Over fitting in Decision Tree

Hi All, @AlexanderFillbrunn, @mlauber71,

I have the decision tree but its getting over fitted. I have tried using Parameter loop start and End but this is not helping at all. Is there any way to deal with this?

I would appreciate your help.

Thanks in advance!!!

Hi,
which parameters do you adjust in the loop?
Kind regards
Alexander

Hello @AlexanderFillbrunn,

In the parameter loop end i have tried maximizing Cohen Kappa.

Regards,
Chetan

Hi,
but which hyperparameters of the decision tree do you actually change in each iteration?
Kind regards
Alexander

Hi,

I have tried number of records in the leaf. But i can put that up to 15 not more than that.

Also, if i try to maximize Cohen Kappa, the above becomes of no use.

Please help me out here if i am doing anything incorrect.

Regards,
Chetan

Hi,
can you share your workflow and data? Without any of that there is nothing really we can do to help you.
Kind regards
Alexander

I am sharing the workflow. Please note that i can not share the data as its confidential.

Hi @ChetanP

Take a look at this workflow from the KNIME hub. It shows how to do the parameter optimization. Maybe you can use this as an example for your workflow.

gr. Hans

@HansS @AlexanderFillbrunn,

I have shared the workflow screenshot above. @HansS i would like optimize parameters in decision tree. I have tried optimizing number of records. Can you help me out optimizing other parameters if any?

Hi,
What’s the accuracy you achieve with your current model? What is it on the test and training set. Can you produce a line plot of accuracy VS different values of min leaf size? If we don’t know the data there is little we can say here, but of course we understand that confidentiality is of utmost importance. Have you enabled error pruning? The decision tree learner does not offer any other options that help with that, but min leaf size should be sufficient.
Kind regards
Alexander

@AlexanderFillbrunn,

I am getting 83% accuracy on the training and on testing it is 82%. Accuracy seems fine.

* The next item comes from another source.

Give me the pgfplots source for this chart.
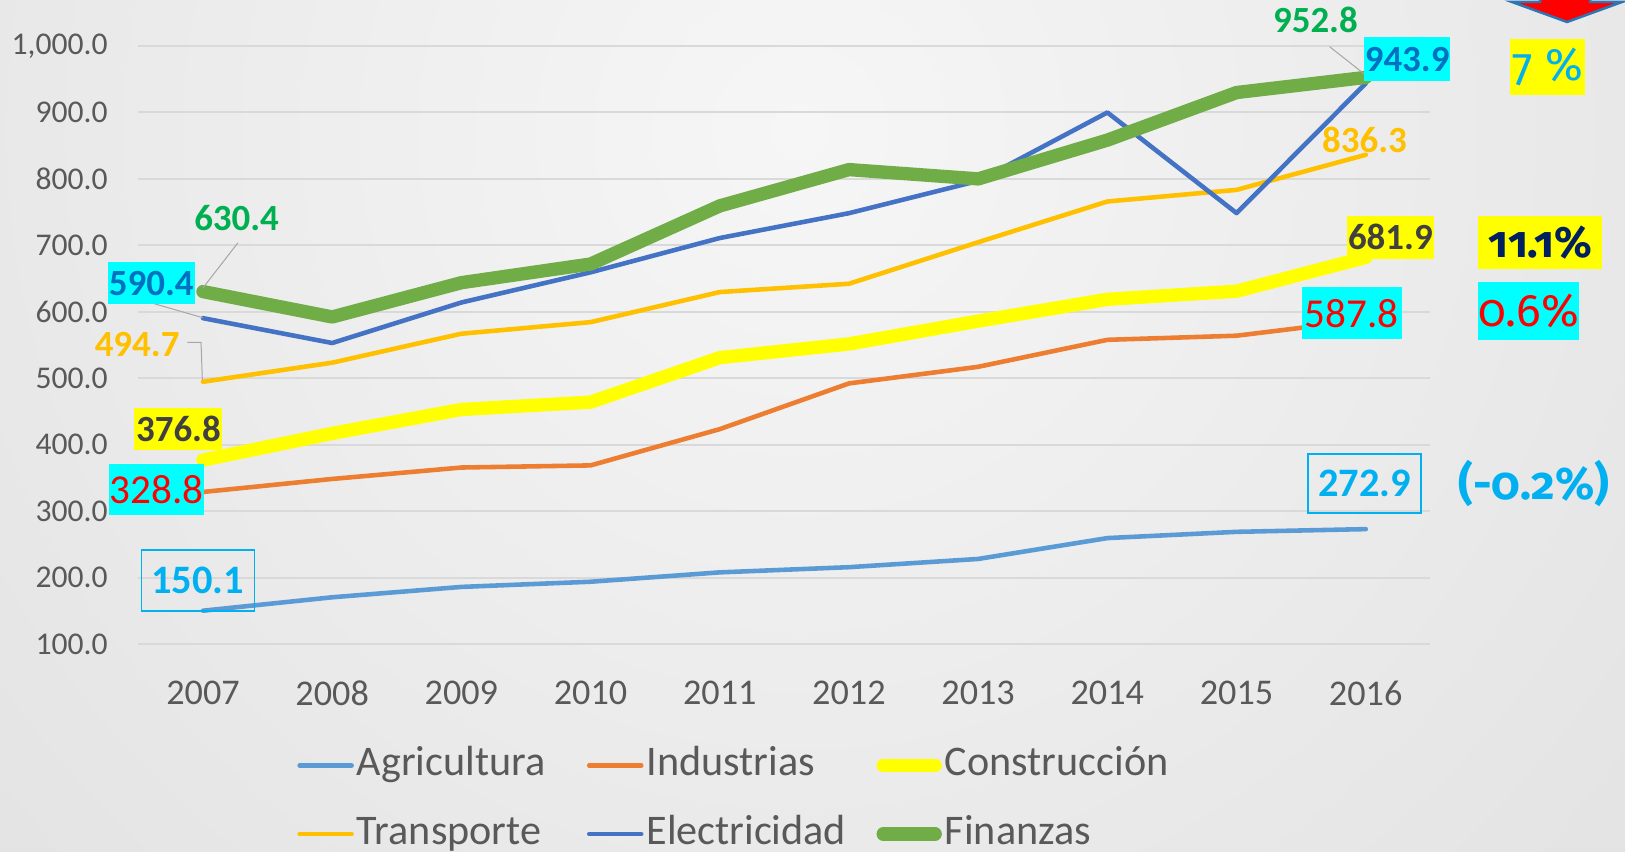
\documentclass[border=0pt]{standalone}
\usepackage{pgfplots}
\pgfplotsset{compat=1.18}
\usepackage{fontspec}
\setmainfont{Carlito}
\newfontfamily\osf[Numbers=OldStyle]{Fira Sans}
\definecolor{agri}{HTML}{5B9BD5}
\definecolor{indu}{HTML}{ED7D31}
\definecolor{cons}{HTML}{FFFF00}
\definecolor{tran}{HTML}{FFC000}
\definecolor{elec}{HTML}{4472C4}
\definecolor{fina}{HTML}{70AD47}
\definecolor{finT}{HTML}{00B050}
\definecolor{elecT}{HTML}{0070C0}
\definecolor{agriT}{HTML}{00B0F0}
\definecolor{cyanB}{HTML}{00FFFF}
\definecolor{darkT}{HTML}{404040}
\definecolor{navyT}{HTML}{002060}
\definecolor{tickgray}{HTML}{595959}
\definecolor{gridgray}{HTML}{D9D9D9}
\definecolor{bgin}{HTML}{F6F6F6}
\definecolor{bgout}{HTML}{D4D4D4}
\definecolor{leader}{HTML}{A6A6A6}
\definecolor{arrowblue}{HTML}{2E75B6}
\tikzset{
  lb/.style={inner sep=0pt, font=\bfseries\fontsize{10.5}{12}\selectfont},
  lr/.style={inner sep=0pt, font=\fontsize{11.7}{13}\selectfont},
  ld/.style={leader, line width=0.1mm},
}
\begin{document}
\begin{tikzpicture}
\useasboundingbox (0,0) rectangle (162.5mm,85.2mm);
\begin{scope}
\clip (0,0) rectangle (162.5mm,85.2mm);
\shade[inner color=bgin, outer color=bgout] (80mm,72mm) circle (200mm);
\end{scope}
\begin{axis}[
  at={(13.84mm,20.8mm)}, anchor=south west,
  scale only axis, width=129.2mm, height=59.8mm,
  xmin=2006.5, xmax=2016.5, ymin=100, ymax=1000,
  xtick={2007,...,2016}, ytick={100,200,...,1000},
  axis line style={draw=none}, major tick length=0pt,
  ymajorgrids, grid style={color=gridgray, line width=0.2mm},
  clip=false,
  /pgf/number format/assume math mode=true,
  xticklabel style={/pgf/number format/1000 sep=, font=\fontsize{10.3}{12}\selectfont, text=tickgray, inner sep=0pt, yshift=-3.6mm},
  yticklabel style={/pgf/number format/fixed, /pgf/number format/fixed zerofill, /pgf/number format/precision=1, /pgf/number format/1000 sep={,}, font=\fontsize{9}{11}\selectfont, text=tickgray, inner sep=0pt, xshift=-3mm},
  legend columns=3,
  legend cell align=left,
  legend style={at={(0.1225,-0.2605)}, anchor=west, draw=none, fill=none, inner sep=0pt,
    font=\fontsize{12}{14}\selectfont, text=tickgray, row sep=2.85mm,
    nodes={inner sep=0pt, text width=23mm, align=left, text height=3mm, text depth=1mm},
    /tikz/every odd column/.append style={column sep=0.3mm}},
  legend image code/.code={\draw[#1] (0mm,0mm) -- (5.2mm,0mm);},
]
\addplot[agri, line width=1.3pt, line cap=round, line join=round] coordinates {
(2007,150.1) (2008,170.3) (2009,185.9) (2010,193.7) (2011,207.8) (2012,215.6) (2013,228.0) (2014,259.4) (2015,268.8) (2016,272.9)};
\addplot[indu, line width=1.3pt, line cap=round, line join=round] coordinates {
(2007,328.8) (2008,348.4) (2009,365.6) (2010,368.8) (2011,423.4) (2012,492.2) (2013,517.2) (2014,557.8) (2015,564.0) (2016,587.8)};
\addplot[cons, line width=3.8pt, line cap=round, line join=round] coordinates {
(2007,376.8) (2008,417.0) (2009,453.0) (2010,464.0) (2011,531.0) (2012,551.6) (2013,586.0) (2014,618.8) (2015,631.0) (2016,681.9)};
\addplot[tran, line width=1.3pt, line cap=round, line join=round] coordinates {
(2007,494.7) (2008,523.4) (2009,567.0) (2010,584.4) (2011,629.7) (2012,642.2) (2013,704.7) (2014,766.0) (2015,783.5) (2016,836.3)};
\addplot[elec, line width=1.3pt, line cap=round, line join=round] coordinates {
(2007,590.4) (2008,553.0) (2009,614.0) (2010,659.4) (2011,711.0) (2012,748.4) (2013,797.0) (2014,900.0) (2015,748.5) (2016,943.9)};
\addplot[fina, line width=3.8pt, line cap=round, line join=round] coordinates {
(2007,630.4) (2008,592.2) (2009,643.8) (2010,671.9) (2011,759.4) (2012,814.0) (2013,800.0) (2014,858.4) (2015,930.0) (2016,952.8)};
\legend{Agricultura,Industrias,Construcción,Transporte,Electricidad,Finanzas}
% leader lines
\draw[ld] (axis cs:2007.27,703.8) -- (axis cs:2007.0,636);
\draw[ld] (axis cs:2006.6,613.4) -- (axis cs:2007.0,591);
\draw[ld] (axis cs:2006.88,553.8) -- (axis cs:2006.985,553.8) -- (axis cs:2006.995,497);
\draw[ld] (axis cs:2015.72,999) -- (axis cs:2016.02,953);
% data labels
\node[lb, text=finT] at (axis cs:2015.61,1039.2) {952.8};
\node[lb, text=elecT, fill=cyanB, minimum width=8.6mm, minimum height=4.4mm] at (axis cs:2016.32,980.4) {943.9};
\node[lb, text=tran] at (axis cs:2015.99,858.4) {836.3};
\node[lb, text=darkT, fill=cons, minimum width=8.7mm, minimum height=4.3mm] at (axis cs:2016.19,712.3) {681.9};
\node[lr, text=red, fill=cyanB, minimum width=10mm, minimum height=5.2mm] at (axis cs:2015.89,597.9) {587.8};
\node[inner sep=0pt, font=\bfseries\fontsize{11.5}{13}\selectfont, text=agriT, draw=agriT, line width=0.15mm, minimum width=11.3mm, minimum height=5.9mm] at (axis cs:2015.99,341.9) {272.9};
\node[inner sep=0pt, font=\bfseries\fontsize{11.5}{13}\selectfont, text=agriT, draw=agriT, line width=0.15mm, minimum width=11.3mm, minimum height=6.1mm] at (axis cs:2006.96,195.8) {150.1};
\node[lb, text=darkT, fill=cons, minimum width=8.8mm, minimum height=4.2mm] at (axis cs:2006.81,423.2) {376.8};
\node[lr, text=red, fill=cyanB, minimum width=9.5mm, minimum height=5.1mm] at (axis cs:2006.64,332.8) {328.8};
\node[lb, text=elecT, fill=cyanB, minimum width=8.7mm, minimum height=4.2mm] at (axis cs:2006.6,643.1) {590.4};
\node[lb, text=tran] at (axis cs:2006.49,551.2) {494.7};
\node[lb, text=finT] at (axis cs:2007.26,741) {630.4};
% right annotations
\node[inner sep=0pt, font=\osf\fontsize{13}{15}\selectfont, text=agriT, fill=cons, minimum width=7.5mm, minimum height=5.6mm] at (axis cs:2017.41,968.4) {7 \%};
\node[inner sep=0pt, font=\osf\bfseries\fontsize{12.5}{15}\selectfont, text=navyT, fill=cons, minimum width=12.4mm, minimum height=5.3mm] at (axis cs:2017.35,704.8) {11.1\%};
\node[inner sep=0pt, font=\osf\fontsize{13}{15}\selectfont, text=red, fill=cyanB, minimum width=10mm, minimum height=5.8mm] at (axis cs:2017.26,600.9) {0.6\%};
\node[inner sep=0pt, font=\osf\bfseries\fontsize{13}{15}\selectfont, text=agriT] at (axis cs:2017.30,341.9) {(-0.2\%)};
\end{axis}
\begin{scope}[shift={(0,85.2mm)}, x=0.1mm, y=-0.1mm]
\draw[fill=red, draw=arrowblue, line width=0.25mm, line join=miter] (1540,-40) -- (1540,2) -- (1512,2) -- (1567,22) -- (1622,2) -- (1590,2) -- (1590,-40) -- cycle;
\node[anchor=base, text=darkT, font=\fontsize{20}{24}\selectfont, inner sep=0pt] at (627,-11) {(};
\node[anchor=base, text=darkT, font=\fontsize{20}{24}\selectfont, inner sep=0pt] at (826,-11) {)};
\end{scope}
\end{tikzpicture}
\end{document}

i am facing problem in specificity and sensitivity it has both very low. Also, if i look at Cohen’s Kappa on training its 0.121 and on testing its 0.048 clearly the model is over fitting.

You mentioned producing a line plot of accuracy Vs different values of leaf size, how can i do this? Also can i do it for Cohen’s Kappa as well. Please share the workflow

Hi,
I don’t have a workflow for the line plot, but it should be easy to do. You already have the parameter optimization loop, so you can simply collect the hyperparameter value and the Kappa at the loop end node, then attach a line plot. Your data seems very heavily imbalanced, is that true? Maybe some over- or undersampling helps? Your Cohen’s Kappa is low even for the training set. Have you tried other classifiers?
Kind regards
Alexander

@AlexanderFillbrunn,

Sharing the screenshot of parameter loop end, but when i select that, i am unable to execute the parameter loop end. Yes, you are right i have high imbalance data. Here, number of records is the parameter that i have set.
Capture1

I would like to try Random forest but i have no idea as to how to run and how to evaluate it

Hi,
that is the wrong configuration. The maximize option just determines whether you maximize or minimize. Giving it the value of the Cohen’s kappa flow variable won’t work. You actually don’t have to use the “Flow Variables” tab at all. In the “Options” tab, select “Cohen’s kappa” from the ComboBox at the top and then just check “maximize” at the bottom.
Kind regards
Alexander

Hello,

Okay. I got that. Again, if i select that then i wont be able to tune the parameter “Number of records”. How can i do this? When i select the maximum Cohen’s Kappa and run the decision tree again its over fitting. In many terminal nodes i am getting 1,2,3,… such records. Clearly its over fitting. Is there any way i can look at both Cohen’s Kappa and minimum number of records?

Hi,
have you configured your Decision Tree Learner to actually use the value of the flow variable as setting for the minimum number of nodes per leaf? There you have to do that in the “Flow Variables” tab.
Kind regards
Alexander

@AlexanderFillbrunn Yes, i have. When i select Maximum Cohen’s Kappa that (minimum number of records) becomes redundant. Number of records i have set using parameter optimization loop start

.

Why does it become redundant? In the loop you adjust “Number of Records” in every iteration, measure Cohen’s Kappa and in the end you choose the setting that maximized it. But from the numbers you had earlier, it seems like no amount of hyperparameter optimization will help you here. How does your data look like? How many data points, features and classes do you have? How skewed is the class distribution exactly? What is the problem with using a random forest? You just have to insert the Random Forest Learner node instead of the decision tree learner.
Kind regards
Alexander

@AlexanderFillbrunn,

Thanks for clarification. I have only 11K records and there are 300+ features and 6 classes.

My data is highly Skewed. Let me try random forest and see.

Thanks you once again!!!

This topic was automatically closed 182 days after the last reply. New replies are no longer allowed.